One thing lacking in the Queen’s Speech is any detail about the future of the eastern leg of HS2. I hope that the Minister will agree that, if we are to—in the phrase used in the Speech—“build back better” through our transport industries, HS2, particularly its eastern leg, will properly be built. However, I fear that what will happen is what we are seeing at present. The Treasury, which, I suspect, is not madly enthusiastic about the prospect of HS2, will tinker at the edges. We are seeing that tinkering at present—a platform less at Euston; rather than one Bill to take the eastern leg forward towards Leeds and beyond, two or three short Bills for short stretches of HS2. Do we never learn? When it is eventually built, as I hope it will be, it will therefore cost far more than building it in one swoop, which would be the intelligent way forward. We never seem to learn that lesson. Teams with experience in electrification and railway building are continually disbanded and reformed. We then wonder why, in the case of the Great Western electrification, the posts and masts cost more to install than previous electrification schemes in this country and certainly far more than such schemes in other parts of the world.

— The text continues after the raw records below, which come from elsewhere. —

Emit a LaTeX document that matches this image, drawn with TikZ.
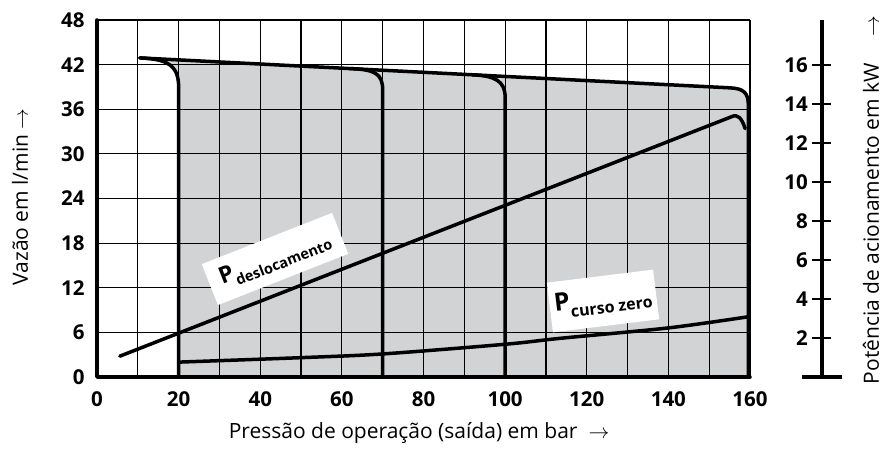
\documentclass[tikz,border=0pt]{standalone}
\usepackage{fontspec}
\setmainfont{Open Sans}
\definecolor{areagray}{RGB}{209,211,212}
\begin{document}
\begin{tikzpicture}[x=1pt,y=1pt,
		thickline/.style={line width=3.5pt,line cap=round,line join=round},
		gridline/.style={line width=1.2pt},
		num/.style={font=\fontsize{20.5}{20.5}\selectfont\bfseries,inner sep=0pt},
		axistitle/.style={font=\fontsize{21}{21}\selectfont,inner sep=0pt},
		labelbox/.style={fill=white,inner sep=3pt,align=left}]
	\useasboundingbox (0,0) rectangle (886,452);
	\begin{scope}[shift={(97pt,75pt)},x=4.08125pt,y=7.4375pt]
		% gray area
		\fill[areagray] (10.5,42.9) -- (155,38.88) .. controls (158.5,38.8) and (159.6,38.2) .. (159.6,36.5)
			-- (159.6,0) -- (20,0) -- (20,39) .. controls (20,42) and (17,42.75) .. (10.5,42.9) -- cycle;
		% grid
		\foreach \x in {10,20,...,160}
			\draw[gridline] (\x,0) -- (\x,48);
		\foreach \y in {6,12,...,48}
			\draw[gridline] (0,\y) -- (160,\y);
		\coordinate (o) at (0,0);
		\coordinate (ytop) at (0,48);
		\coordinate (xend) at (160,0);
		\draw[thickline] (ytop) -- (o) -- (xend);
		% numbers
		\foreach \y in {0,6,...,48}
			\node[num,anchor=east] (f\y) at (-3,\y) {\y};
		\foreach \x in {0,20,...,160}
			\node[num,anchor=north] (p\x) at (\x,-2) {\x};
		% flow curves
		\draw[thickline] (10.5,42.9) -- (155,38.88) .. controls (158.5,38.8) and (159.6,38.2) .. (159.6,36.5) -- (159.6,0);
		\draw[thickline] (10.5,42.9) .. controls (17,42.75) and (20,42) .. (20,39) -- (20,0);
		\draw[thickline] (62,41.47) .. controls (68,41.35) and (70,40.8) .. (70,38.6) -- (70,0);
		\draw[thickline] (92,40.63) .. controls (97.5,40.5) and (100,39.8) .. (100,37.6) -- (100,0);
		% power curves
		\draw[thickline] (5.6,2.8) -- (155.5,35.0) .. controls (157,35.4) and (158,34.8) .. (158.8,33.4);
		\draw[thickline] plot[smooth] coordinates {(20,2.0) (50,2.6) (70,3.1) (100,4.4) (113.5,5.2) (140,6.6) (159.6,8.1)};
	\end{scope}
	% power axis
	\coordinate (kwtop) at (822,432);
	\coordinate (kwbot) at (822,75);
	\draw[thickline,line cap=butt] (kwtop) -- (kwbot);
	\draw[thickline,line cap=butt] (802,75) -- (842,75);
	\foreach \k in {2,4,...,16} {
		\draw[line width=1.4pt] (812,75+19.5*\k) -- (831,75+19.5*\k);
		\node[num,anchor=east] (k\k) at (808,75+19.5*\k) {\k};
	}
	% labels
	\node[labelbox,rotate=21.5,minimum width=140pt,minimum height=44pt] (pdesl) at (275,193)
		{{\fontsize{23}{23}\selectfont\bfseries P}{\fontsize{14.5}{14.5}\selectfont\bfseries\raisebox{-7pt}{deslocamento}}};
	\node[labelbox,rotate=7,minimum width=107pt,minimum height=50pt] (pzero) at (603,151)
		{{\fontsize{25}{25}\selectfont\bfseries P}{\fontsize{16}{16}\selectfont\bfseries\raisebox{-8pt}{curso zero}}};
	% axis titles
	\node[axistitle,rotate=90] (ytitle) at (20,255) {Vazão em l/min $\rightarrow$};
	\node[axistitle] (xtitle) at (419,19) {Pressão de operação (saída) em bar \ $\rightarrow$};
	\node[axistitle,rotate=90] (kwtitle) at (871,252) {Potência de acionamento em kW \quad $\rightarrow$};
\end{tikzpicture}
\end{document}
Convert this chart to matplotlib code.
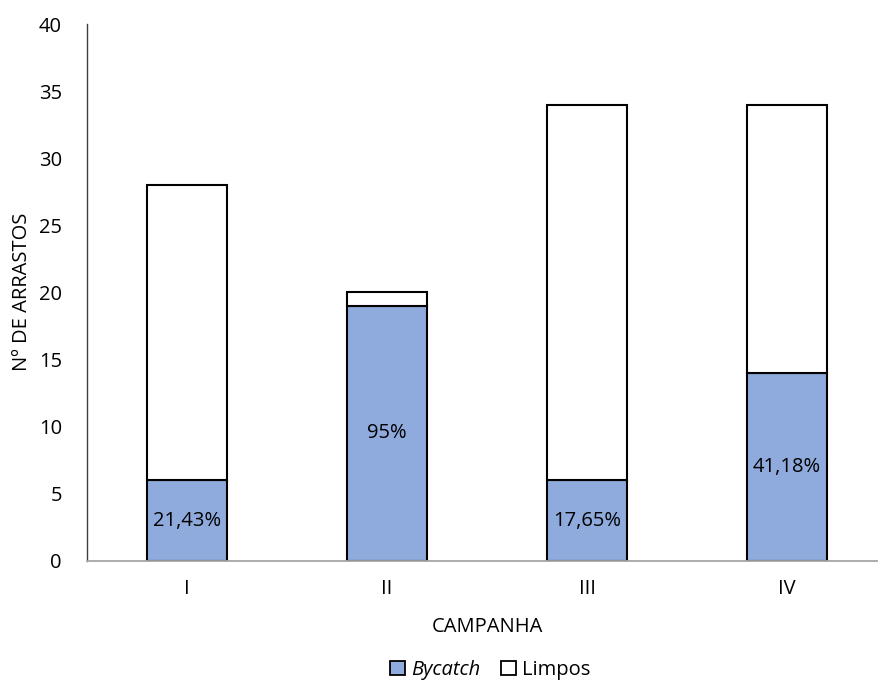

I also look forward to seeing the Williams report’s findings on fares. I did a random exercise this morning. An elderly gentleman, with a senior citizen’s railcard, who is not used to travelling by rail, might decide to travel from Solihull to London Marylebone. This non-regular traveller would find 15 different tickets between the two stations. If he wanted a single ticket, he would have a choice of paying between £7.90 to £100.80. He would be unlikely to pay £100.80, but it is a listed single fare between Solihull and London. If he decided to come back, he would have 16 different fares, varying from £21.80 to £124.60. I think that is crackers and I suspect that most other people who look at the railway fare structure think so too.
If he decided to travel on different trains he would pay different fares, which is why there are so many. If he decided to come back in the rush hour it would cost him more, but if he came back before 4 pm he would get a cheaper fare. That is provided he stuck to Chiltern Railways, which is the operator between Solihull and London Marylebone. If he decided to use the west coast main line and came back on an Avanti train, which has the franchise for that line, he would find that the rush hour leaving Euston starts at 3 pm, although if he got the underground to London Marylebone it does not start until 4 pm. This sort of lunacy has gone on for far too long and the Government really ought to do something about it.
It is not just the fares and HS2. There are lots of other aspects of our railway industry that the Government ought to look at, such as the electrification of the Midland main line. Are we going to get the go-ahead from Corby? Good luck to the people in Corby; it is remarkable that we are going to provide a half-hourly electric train service to London from Corby, a town that did not have any railway at all 30 years ago, because it was closed down. Yet cities such as Sheffield, Leicester, Nottingham and Derby are to be served only by diesel or bi-mode trains. It is lunacy and I hope that the Government can do something about it.
While I welcome some aspects of the Queen’s Speech, there is a long way to go.